Now I have been asked if I could let a small jazz trio (2 accoustic guitars and female singer) set up at my house (that is where I have my mixdown studio) and record a live set.

I have no problem with this as there is plenty of room and I don't have to haul the gear but I am trying to figure out a fair rate to charge.

Any suggestions?


Rob -

I recognize you from the LAB boards, particularly since we both run own and use the EV QRx speakers.

It's a shame there's not much traffic on this forum.  I also do live tracking (direct outs to an Alesis HD24XR disk recorder), and bring the tracks into Protools for mixing.  I've also done some full recording projecs in my home "studio".  For what its worth, I charge clients $25 per hour for these projects.

I'm curious about your use of the Dante interface, though.  I just sold one of my clients an Allen & Heath GLD-80, and we're considering putting a Dante card into it, with the idea of tracking directly into Protools version 10, which is now open architecture.  Unfortunately, I haven't found many folks (vendors) that know much about this yet, and from what I read, we may be limited to tracking 32 channels concurrently in Protools.  Their band uses 37 channels.

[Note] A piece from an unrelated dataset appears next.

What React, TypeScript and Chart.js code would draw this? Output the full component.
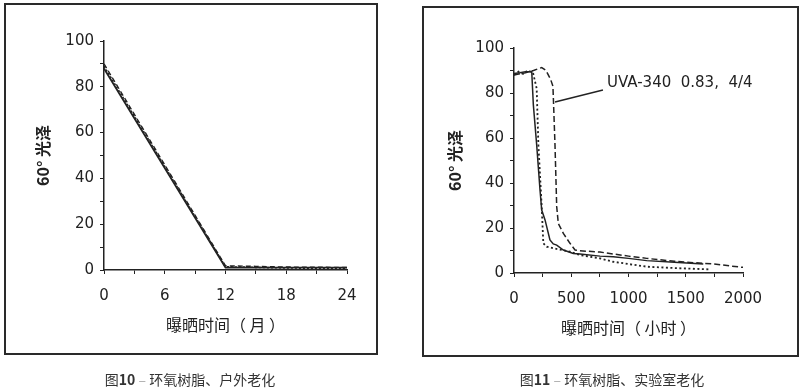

Any thoughts you can share on the Dante approach?

Jim Williams:
Mostly location stuff these days. I find that if I throw a fifty or hundred dollar bill at them they will let me record them.

Throw another fifty dollar bill at them and they may let you mix them.

If you really enjoy working with these guys it's easier to be flexible in your pricing. You might do some kind of pre arranged flat fee to cover the project start to finish. That way they get the actual cost up front instead of worrying about the clock. You get a lump sum up front and have relaxed clients to record. It might make for a more enjoyable recording experience. You also might consider if this is a one time thing, a part time thing, or something you want to do full time some day.
The easiest way is to be up front with the group and yourself. Don't bust your ass for cheap, tear up your house, and piss off your spouse unless you really like these folks, or you're trying to build up this end of your business.